A Scaliasque Dissent
Never a man to make a small splash when diving into the pool, Justice Antonin Scalia (new to the Court in 1986), ripped into the majority for not granting an evidentiary hearing, for improper guessing at the purpose behind the enactment and for accusing the Louisiana legislators who voted for the bill as "knowingly violat(ing) their oaths and then l(ying) about it." He argued that at the summary judgment stage one must accept the appellant's view of the purpose of the law, and since that purpose was to enhance "academic freedom," this purpose should have been accepted as a legitimate secular purpose. In considering how academic freedom might have been furthered by this Act, and not be a "sham" purpose," the Justice advanced the novel theory that the academic freedom inhered in the students--their freedom to be exposed to alternative views. The fact that this notion of academic freedom showed no indebtedness to the historical origin of the term did not stop his fanfaronade. In the end, however, his lengthy dissent fell on deaf ears.
Conclusion
As with any powerful social movement, the "Creation Science" movement did not roll over and play dead after this decision. Seeing that the language of "Creation Science" was being perceived as too transparently indicative of a religious motive, promoters of this type of approach knew that they would have to come up with a new term and approach in the 1990s. And so they did. It was, and is, the "Intelligent Design" movement, which is now trying, with various degrees of success, to attack the "evolutionist" establishment.

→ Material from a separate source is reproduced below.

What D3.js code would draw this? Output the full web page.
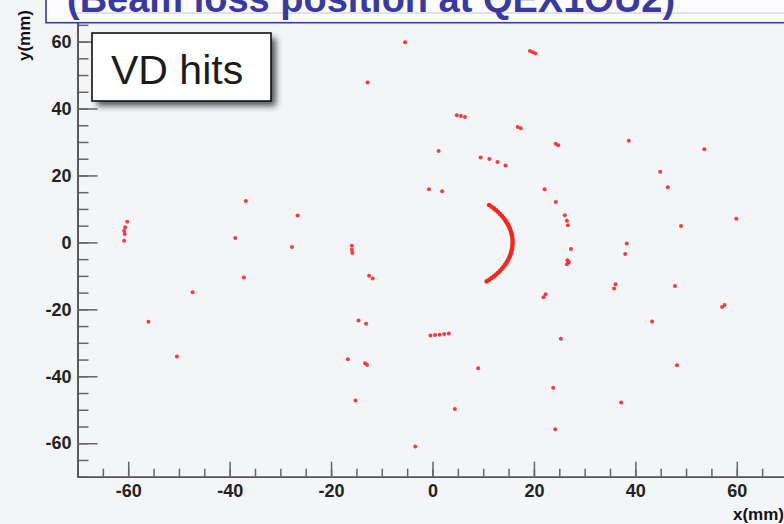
<!DOCTYPE html>
<html>
<head>
<meta charset="utf-8">
<script src="https://cdn.jsdelivr.net/npm/d3@7"></script>
<style>
  html, body { margin: 0; padding: 0; background: #f4f5f7; }
  svg { display: block; }
  text { font-family: "Liberation Sans", Arial, Helvetica, sans-serif; }
</style>
</head>
<body>
<svg id="chart" width="784" height="524"></svg>
<script>
// ---- data (mm) ----
const titleText = "(Beam loss position at QEX1OU2)";
const legendText = "VD hits";
const xAxisTitle = "x(mm)";
const yAxisTitle = "y(mm)";
const xDomain = [-70, 70];
const yDomain = [-70, 70];
const majorTicks = [-60, -40, -20, 0, 20, 40, 60];
const minorTicks = [-70,-65,-60,-55,-50,-45,-40,-35,-30,-25,-20,-15,-10,-5,0,5,10,15,20,25,30,35,40,45,50,55,60,65,70];

// scattered hits
const hitX = [
  -5.4, 19.2, 19.8, 20.3, -12.8, 4.8, 5.6, 6.4, 16.8, 17.4, 24.3, 24.8,
  1.2, 9.5, 11.2, 12.8, 14.4, -0.7, 1.9, 22.1, 24.3, 38.7, 53.6, 44.9, 46.4,
  26.1, 26.5, 26.7, 59.9, 49.0, 38.3, 38.0, 27.3, 26.6, 26.9, 26.5,
  -60.2, -60.6, -60.8, -60.7, -60.8, -36.8, -26.6, -38.9, -27.7,
  -15.9, -15.9, -15.8, -12.5, -11.8, -37.2, 22.3, 21.9, 36.1, 35.8, 47.8, 57.6, 57.1,
  -47.3, -56.0, -14.6, -13.1, 43.3, 25.3, -0.4, 0.5, 1.4, 2.3, 3.2,
  -50.4, -16.7, -13.3, -12.9, 9.0, 48.2, -15.2, 23.8, 37.2, 4.4, 24.2, -3.4
];
const hitY = [
  59.8, 57.2, 56.8, 56.4, 47.8, 38.0, 37.8, 37.5, 34.5, 34.1, 29.5, 29.0,
  27.3, 25.4, 24.9, 24.0, 23.0, 15.9, 15.3, 15.9, 12.1, 30.4, 27.8, 21.1, 16.5,
  8.1, 6.5, 5.1, 7.1, 4.9, -0.3, -3.5, -2.0, -5.3, -5.9, -6.5,
  6.2, 4.5, 3.5, 2.5, 0.5, 12.4, 8.0, 1.3, -1.4,
  -1.0, -2.2, -3.2, -10.0, -10.8, -10.5, -15.5, -16.4, -12.5, -13.8, -13.0, -18.7, -19.3,
  -14.9, -23.7, -23.3, -24.3, -23.6, -28.8, -27.8, -27.7, -27.6, -27.4, -27.2,
  -34.1, -34.9, -36.1, -36.6, -37.6, -36.7, -47.2, -43.4, -47.8, -49.8, -55.8, -61.0
];

// dense arc of hits right of the origin
const arcX = [
  11.17, 11.65, 12.10, 12.54, 12.94, 13.33, 13.68, 14.01, 14.32, 14.60, 14.85, 15.07,
  15.26, 15.43, 15.56, 15.66, 15.74, 15.78, 15.80, 15.78, 15.74, 15.66, 15.56, 15.43,
  15.26, 15.07, 14.85, 14.60, 14.32, 14.01, 13.68, 13.33, 12.94, 12.54, 12.10, 11.65,
  11.17, 10.67
];
const arcY = [
  11.17, 10.67, 10.16, 9.62, 9.06, 8.49, 7.90, 7.30, 6.68, 6.05, 5.40, 4.75,
  4.09, 3.42, 2.74, 2.06, 1.38, 0.69, 0.00, -0.69, -1.38, -2.06, -2.74, -3.42,
  -4.09, -4.75, -5.40, -6.05, -6.68, -7.30, -7.90, -8.49, -9.06, -9.62, -10.16, -10.67,
  -11.17, -11.65
];

// ---- drawing ----
const svg = d3.select("#chart");
const defs = svg.append("defs");
const blur = defs.append("filter").attr("id", "shadowBlur")
  .attr("x", "-20%").attr("y", "-20%").attr("width", "140%").attr("height", "140%");
blur.append("feGaussianBlur").attr("stdDeviation", 3);

const x = d3.scaleLinear().domain(xDomain).range([77.5, 787.5]);
const y = d3.scaleLinear().domain(yDomain).range([476.7, 8.1]);

const plot = svg.append("g");

// minor ticks
const xMinor = d3.axisBottom(x).tickValues(minorTicks).tickSizeInner(-8).tickSizeOuter(0).tickFormat("");
const yMinor = d3.axisLeft(y).tickValues(minorTicks).tickSizeInner(-11).tickSizeOuter(0).tickFormat("");
// major ticks with labels
const xMajor = d3.axisBottom(x).tickValues(majorTicks).tickSizeInner(-15).tickSizeOuter(0).tickPadding(7).tickFormat(d => String(d));
const yMajor = d3.axisLeft(y).tickValues(majorTicks).tickSizeInner(-20).tickSizeOuter(0).tickPadding(6).tickFormat(d => String(d));

function styleAxis(g) {
  g.select(".domain").attr("stroke", "#555").attr("stroke-width", 1.6);
  g.selectAll(".tick line").attr("stroke", "#666").attr("stroke-width", 1.5);
  g.selectAll(".tick text").attr("fill", "#222").attr("font-size", 18).attr("font-weight", "bold");
}
const gxm = plot.append("g").attr("transform", `translate(0,${y(-70)})`).call(xMinor); styleAxis(gxm);
const gym = plot.append("g").attr("transform", `translate(${x(-70)},0)`).call(yMinor); styleAxis(gym);
const gx = plot.append("g").attr("transform", `translate(0,${y(-70)})`).call(xMajor); styleAxis(gx);
const gy = plot.append("g").attr("transform", `translate(${x(-70)},0)`).call(yMajor); styleAxis(gy);
gx.selectAll(".tick text").attr("dy", "0.72em");

// axis titles
svg.append("text").attr("x", 784).attr("y", 520).attr("text-anchor", "end")
  .attr("font-size", 17).attr("font-weight", "bold").attr("fill", "#111").text(xAxisTitle);
svg.append("text").attr("transform", "translate(30,10) rotate(-90)").attr("text-anchor", "end")
  .attr("font-size", 17).attr("font-weight", "bold").attr("fill", "#111").text(yAxisTitle);

// hits
const hits = hitX.map((v, i) => ({ x: v, y: hitY[i] }));
const arc = arcX.map((v, i) => ({ x: v, y: arcY[i] }));
plot.append("g").selectAll("circle.hit").data(hits).join("circle")
  .attr("class", "hit").attr("cx", d => x(d.x)).attr("cy", d => y(d.y))
  .attr("r", 2).attr("fill", "#f3282a").attr("opacity", 0.9);
plot.append("g").selectAll("circle.arc").data(arc).join("circle")
  .attr("class", "arc").attr("cx", d => x(d.x)).attr("cy", d => y(d.y))
  .attr("r", 2.3).attr("fill", "#ee2a22");

// legend box with shadow
const lg = svg.append("g");
lg.append("rect").attr("x", 97).attr("y", 38).attr("width", 179).attr("height", 68)
  .attr("fill", "#222").attr("opacity", 0.75).attr("filter", "url(#shadowBlur)");
lg.append("rect").attr("x", 92).attr("y", 33).attr("width", 179).attr("height", 68)
  .attr("fill", "#ffffff").attr("stroke", "#111").attr("stroke-width", 1.6);
lg.append("text").attr("x", 111).attr("y", 84).attr("font-size", 41).attr("fill", "#1c1c1c").text(legendText);

// title box (mostly cut off at top, as in the reference)
const tg = svg.append("g");
tg.append("rect").attr("x", 46).attr("y", -30).attr("width", 800).attr("height", 52.7)
  .attr("fill", "#fcfcfe").attr("stroke", "#3a3c9c").attr("stroke-width", 1.6);
tg.append("line").attr("x1", 77).attr("x2", 784).attr("y1", 13).attr("y2", 13)
  .attr("stroke", "#c8c8cc").attr("stroke-width", 1);
tg.append("text").attr("x", 67).attr("y", 11.5).attr("font-size", 38).attr("font-weight", "bold")
  .attr("fill", "#3a3a9e").text(titleText);
</script>
</body>
</html>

To their credit, they might have a point, although only a little one. The philosophical assumption behind the theory of evolution is gradualism. There is a respected alternative theory--catastrophism--which does not require a belief in the Book of Genesis or a Supreme Being. The evolutionists, in my judgment, have done everything in their power to suppress this alternative explanation of scientific pheonomena. Therefore, look to this decade (2000-2010) for the evolutionsits to get a little comeuppance, though only a little.